Goal: Select the lines that contain "with" and copy each of them.

◆ ◆ ◆ ◆ ◆

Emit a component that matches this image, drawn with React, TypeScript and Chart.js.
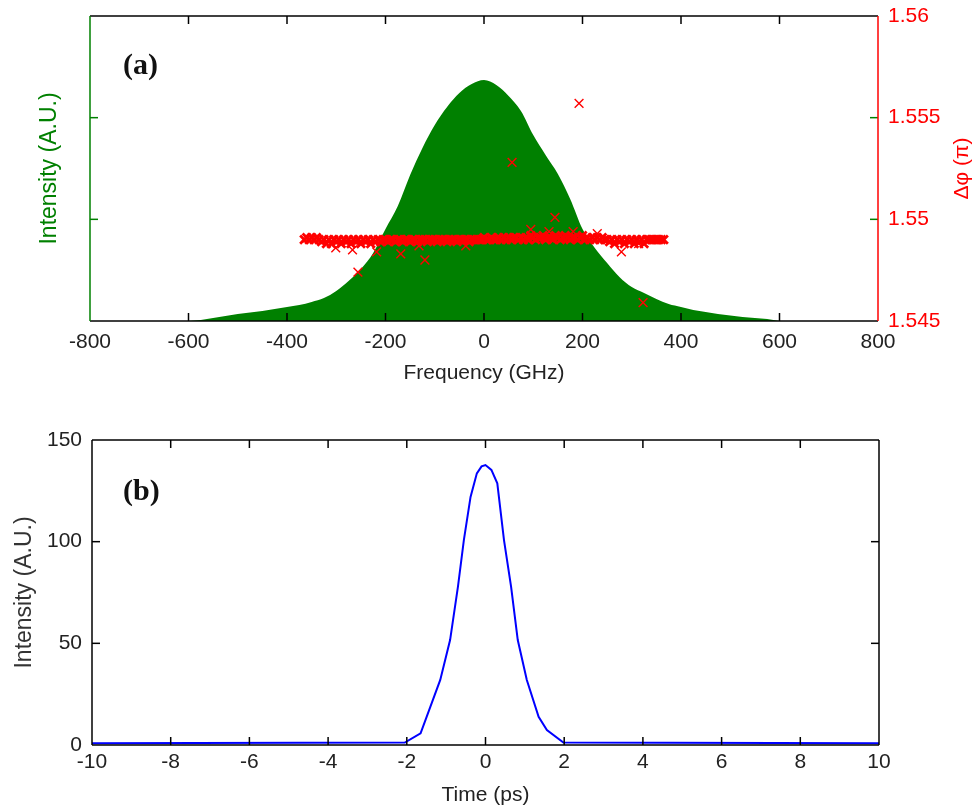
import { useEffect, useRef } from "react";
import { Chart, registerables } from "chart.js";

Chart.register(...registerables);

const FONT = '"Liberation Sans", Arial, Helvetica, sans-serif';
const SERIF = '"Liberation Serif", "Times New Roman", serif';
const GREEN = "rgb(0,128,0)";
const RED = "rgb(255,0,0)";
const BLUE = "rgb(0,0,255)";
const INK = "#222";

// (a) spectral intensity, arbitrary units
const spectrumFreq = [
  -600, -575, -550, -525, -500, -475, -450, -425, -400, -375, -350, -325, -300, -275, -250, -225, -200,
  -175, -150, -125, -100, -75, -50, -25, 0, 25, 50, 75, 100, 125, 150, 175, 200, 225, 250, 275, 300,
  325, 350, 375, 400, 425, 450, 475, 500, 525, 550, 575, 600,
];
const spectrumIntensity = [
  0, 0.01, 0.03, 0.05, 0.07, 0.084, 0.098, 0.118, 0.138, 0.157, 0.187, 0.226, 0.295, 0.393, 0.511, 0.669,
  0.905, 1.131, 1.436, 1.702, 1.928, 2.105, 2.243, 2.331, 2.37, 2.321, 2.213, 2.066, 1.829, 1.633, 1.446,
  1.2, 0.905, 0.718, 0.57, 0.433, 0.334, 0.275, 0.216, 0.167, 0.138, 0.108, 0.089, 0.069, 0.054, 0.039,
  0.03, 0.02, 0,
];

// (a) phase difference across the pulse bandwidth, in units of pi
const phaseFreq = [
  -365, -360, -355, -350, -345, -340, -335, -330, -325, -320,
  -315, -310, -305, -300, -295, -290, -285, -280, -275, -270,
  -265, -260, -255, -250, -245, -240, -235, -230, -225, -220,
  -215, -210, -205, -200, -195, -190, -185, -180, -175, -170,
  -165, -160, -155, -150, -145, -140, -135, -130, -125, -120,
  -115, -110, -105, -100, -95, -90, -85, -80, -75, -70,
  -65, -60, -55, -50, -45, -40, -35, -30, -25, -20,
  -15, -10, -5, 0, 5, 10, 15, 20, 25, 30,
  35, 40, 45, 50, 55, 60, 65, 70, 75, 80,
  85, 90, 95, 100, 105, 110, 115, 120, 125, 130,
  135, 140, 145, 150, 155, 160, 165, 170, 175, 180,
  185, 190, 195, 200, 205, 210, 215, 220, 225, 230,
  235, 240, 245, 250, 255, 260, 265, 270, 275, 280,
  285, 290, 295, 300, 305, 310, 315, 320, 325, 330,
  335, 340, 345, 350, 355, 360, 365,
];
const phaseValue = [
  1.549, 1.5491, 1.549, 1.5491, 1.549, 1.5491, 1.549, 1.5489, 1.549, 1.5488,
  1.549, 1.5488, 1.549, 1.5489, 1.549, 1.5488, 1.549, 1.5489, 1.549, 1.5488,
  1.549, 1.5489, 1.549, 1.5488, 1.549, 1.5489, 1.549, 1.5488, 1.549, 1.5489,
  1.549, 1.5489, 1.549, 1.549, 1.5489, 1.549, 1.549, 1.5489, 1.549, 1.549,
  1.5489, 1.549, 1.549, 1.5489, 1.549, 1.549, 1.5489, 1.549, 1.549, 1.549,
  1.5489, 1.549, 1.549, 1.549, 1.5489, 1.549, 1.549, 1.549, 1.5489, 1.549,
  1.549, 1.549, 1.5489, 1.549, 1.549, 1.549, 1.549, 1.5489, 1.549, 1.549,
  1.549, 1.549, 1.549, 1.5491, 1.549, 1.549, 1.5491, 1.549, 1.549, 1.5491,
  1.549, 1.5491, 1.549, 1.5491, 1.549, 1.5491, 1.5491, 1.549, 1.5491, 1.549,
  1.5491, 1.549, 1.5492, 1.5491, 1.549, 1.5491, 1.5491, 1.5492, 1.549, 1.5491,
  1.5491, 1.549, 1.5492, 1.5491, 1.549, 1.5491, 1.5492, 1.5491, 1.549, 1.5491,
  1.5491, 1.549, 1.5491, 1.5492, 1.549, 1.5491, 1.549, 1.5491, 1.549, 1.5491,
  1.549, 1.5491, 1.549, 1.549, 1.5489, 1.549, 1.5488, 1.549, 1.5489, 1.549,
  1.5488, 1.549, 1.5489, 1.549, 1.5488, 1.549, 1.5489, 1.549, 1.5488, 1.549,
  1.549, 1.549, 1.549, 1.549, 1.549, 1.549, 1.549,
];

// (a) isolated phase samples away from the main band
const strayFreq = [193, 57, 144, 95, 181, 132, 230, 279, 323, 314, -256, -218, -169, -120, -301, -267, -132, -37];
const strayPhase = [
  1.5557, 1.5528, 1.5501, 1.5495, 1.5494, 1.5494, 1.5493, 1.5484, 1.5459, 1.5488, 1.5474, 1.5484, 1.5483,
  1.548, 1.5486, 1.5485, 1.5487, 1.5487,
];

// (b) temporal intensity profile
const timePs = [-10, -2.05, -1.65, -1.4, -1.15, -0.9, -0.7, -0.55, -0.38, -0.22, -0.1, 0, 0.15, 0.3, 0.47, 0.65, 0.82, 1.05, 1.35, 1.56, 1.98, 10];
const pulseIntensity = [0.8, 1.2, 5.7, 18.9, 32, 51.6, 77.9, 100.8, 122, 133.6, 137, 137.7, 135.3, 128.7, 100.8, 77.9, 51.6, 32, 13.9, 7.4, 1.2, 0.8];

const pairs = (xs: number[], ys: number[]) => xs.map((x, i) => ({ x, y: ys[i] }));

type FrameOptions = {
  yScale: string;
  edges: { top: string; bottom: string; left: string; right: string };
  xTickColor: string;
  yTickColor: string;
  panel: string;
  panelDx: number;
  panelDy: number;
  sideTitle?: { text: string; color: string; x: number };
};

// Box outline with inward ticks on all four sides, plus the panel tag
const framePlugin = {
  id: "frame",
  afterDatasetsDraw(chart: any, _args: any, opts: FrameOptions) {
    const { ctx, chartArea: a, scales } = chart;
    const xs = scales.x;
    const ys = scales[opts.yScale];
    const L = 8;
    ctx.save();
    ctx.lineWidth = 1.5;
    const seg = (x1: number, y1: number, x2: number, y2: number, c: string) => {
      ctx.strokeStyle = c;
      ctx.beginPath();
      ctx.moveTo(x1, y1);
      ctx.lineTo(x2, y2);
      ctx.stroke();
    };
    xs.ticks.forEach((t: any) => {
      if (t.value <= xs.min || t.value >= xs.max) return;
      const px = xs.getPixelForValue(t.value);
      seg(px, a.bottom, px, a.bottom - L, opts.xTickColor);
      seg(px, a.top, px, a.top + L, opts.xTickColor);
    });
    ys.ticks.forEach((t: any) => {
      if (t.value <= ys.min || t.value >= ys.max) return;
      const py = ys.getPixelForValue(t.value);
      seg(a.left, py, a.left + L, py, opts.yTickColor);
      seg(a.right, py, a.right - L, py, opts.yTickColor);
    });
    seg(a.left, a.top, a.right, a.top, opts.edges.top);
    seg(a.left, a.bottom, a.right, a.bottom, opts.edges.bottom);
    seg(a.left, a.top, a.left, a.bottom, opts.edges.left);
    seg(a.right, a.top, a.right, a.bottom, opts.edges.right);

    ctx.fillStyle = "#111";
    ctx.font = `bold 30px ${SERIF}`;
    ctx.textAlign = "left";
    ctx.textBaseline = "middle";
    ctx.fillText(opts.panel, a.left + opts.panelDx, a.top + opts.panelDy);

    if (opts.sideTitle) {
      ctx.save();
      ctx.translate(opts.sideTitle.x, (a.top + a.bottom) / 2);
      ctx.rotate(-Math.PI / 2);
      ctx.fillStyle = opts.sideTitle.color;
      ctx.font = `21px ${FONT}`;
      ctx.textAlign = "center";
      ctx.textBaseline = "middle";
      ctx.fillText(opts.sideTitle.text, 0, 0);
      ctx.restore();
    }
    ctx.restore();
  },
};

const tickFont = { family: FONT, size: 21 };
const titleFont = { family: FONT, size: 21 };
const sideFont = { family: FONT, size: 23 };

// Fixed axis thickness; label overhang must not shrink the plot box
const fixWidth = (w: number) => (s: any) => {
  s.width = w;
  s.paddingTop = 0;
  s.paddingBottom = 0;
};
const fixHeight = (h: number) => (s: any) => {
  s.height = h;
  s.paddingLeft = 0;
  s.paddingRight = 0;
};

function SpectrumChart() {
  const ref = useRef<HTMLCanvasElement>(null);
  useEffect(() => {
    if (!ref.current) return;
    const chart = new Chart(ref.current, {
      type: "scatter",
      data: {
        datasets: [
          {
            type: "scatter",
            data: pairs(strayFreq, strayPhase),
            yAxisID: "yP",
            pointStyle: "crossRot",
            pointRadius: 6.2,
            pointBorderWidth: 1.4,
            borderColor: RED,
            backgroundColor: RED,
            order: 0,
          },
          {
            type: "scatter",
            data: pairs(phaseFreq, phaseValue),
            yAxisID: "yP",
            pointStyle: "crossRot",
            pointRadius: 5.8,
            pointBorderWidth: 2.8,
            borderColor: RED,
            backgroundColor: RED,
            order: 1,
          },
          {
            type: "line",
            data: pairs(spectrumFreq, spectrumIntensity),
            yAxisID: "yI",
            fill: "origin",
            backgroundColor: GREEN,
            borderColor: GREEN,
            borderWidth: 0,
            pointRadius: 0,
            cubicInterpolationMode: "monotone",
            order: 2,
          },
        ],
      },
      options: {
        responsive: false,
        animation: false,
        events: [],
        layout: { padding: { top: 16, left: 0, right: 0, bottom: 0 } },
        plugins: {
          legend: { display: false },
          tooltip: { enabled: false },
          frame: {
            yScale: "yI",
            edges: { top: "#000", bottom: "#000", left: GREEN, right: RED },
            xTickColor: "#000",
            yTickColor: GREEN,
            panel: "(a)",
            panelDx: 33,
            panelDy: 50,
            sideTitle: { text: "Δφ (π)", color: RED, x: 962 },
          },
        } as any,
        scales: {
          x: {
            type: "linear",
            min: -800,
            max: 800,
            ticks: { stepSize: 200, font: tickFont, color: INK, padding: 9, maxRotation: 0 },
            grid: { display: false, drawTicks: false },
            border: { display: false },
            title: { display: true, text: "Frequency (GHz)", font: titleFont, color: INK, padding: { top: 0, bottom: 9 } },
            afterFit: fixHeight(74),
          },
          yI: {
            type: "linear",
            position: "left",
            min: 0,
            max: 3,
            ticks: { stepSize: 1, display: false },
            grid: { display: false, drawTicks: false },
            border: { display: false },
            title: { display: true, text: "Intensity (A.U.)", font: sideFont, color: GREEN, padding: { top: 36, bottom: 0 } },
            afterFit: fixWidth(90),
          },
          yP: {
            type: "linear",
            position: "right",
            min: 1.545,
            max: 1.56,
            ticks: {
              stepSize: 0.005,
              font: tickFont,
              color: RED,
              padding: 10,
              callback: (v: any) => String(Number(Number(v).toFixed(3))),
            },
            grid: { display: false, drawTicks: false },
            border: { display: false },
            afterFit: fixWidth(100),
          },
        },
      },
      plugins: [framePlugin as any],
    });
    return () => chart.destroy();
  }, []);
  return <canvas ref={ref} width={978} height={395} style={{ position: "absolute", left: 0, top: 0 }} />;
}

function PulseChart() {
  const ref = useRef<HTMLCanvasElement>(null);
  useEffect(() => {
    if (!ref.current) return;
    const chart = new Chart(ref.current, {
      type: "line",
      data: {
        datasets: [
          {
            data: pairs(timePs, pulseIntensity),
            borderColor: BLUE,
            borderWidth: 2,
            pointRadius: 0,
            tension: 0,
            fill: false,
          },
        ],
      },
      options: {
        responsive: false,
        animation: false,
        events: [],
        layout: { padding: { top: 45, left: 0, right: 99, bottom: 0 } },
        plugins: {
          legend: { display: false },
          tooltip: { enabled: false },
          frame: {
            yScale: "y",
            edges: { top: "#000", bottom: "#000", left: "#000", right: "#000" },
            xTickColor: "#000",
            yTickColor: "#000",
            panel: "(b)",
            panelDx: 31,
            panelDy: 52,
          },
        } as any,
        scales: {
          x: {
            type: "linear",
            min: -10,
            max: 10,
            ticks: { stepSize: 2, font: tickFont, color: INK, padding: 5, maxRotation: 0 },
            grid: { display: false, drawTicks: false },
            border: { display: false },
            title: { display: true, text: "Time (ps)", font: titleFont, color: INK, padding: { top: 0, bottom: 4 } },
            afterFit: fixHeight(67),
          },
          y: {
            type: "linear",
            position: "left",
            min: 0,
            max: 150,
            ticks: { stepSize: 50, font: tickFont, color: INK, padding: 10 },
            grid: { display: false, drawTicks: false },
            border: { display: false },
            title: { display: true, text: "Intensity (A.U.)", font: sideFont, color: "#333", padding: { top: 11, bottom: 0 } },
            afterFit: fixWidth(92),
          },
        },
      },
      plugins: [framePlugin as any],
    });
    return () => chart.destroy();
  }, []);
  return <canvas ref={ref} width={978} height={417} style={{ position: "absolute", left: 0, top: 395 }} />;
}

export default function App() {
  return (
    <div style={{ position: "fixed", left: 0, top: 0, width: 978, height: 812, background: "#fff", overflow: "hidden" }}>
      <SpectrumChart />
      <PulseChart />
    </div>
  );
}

◆ ◆ ◆ ◆ ◆

Final answer:
Emit a component that matches this image, drawn with React, TypeScript and Chart.js.
// Box outline with inward ticks on all four sides, plus the panel tag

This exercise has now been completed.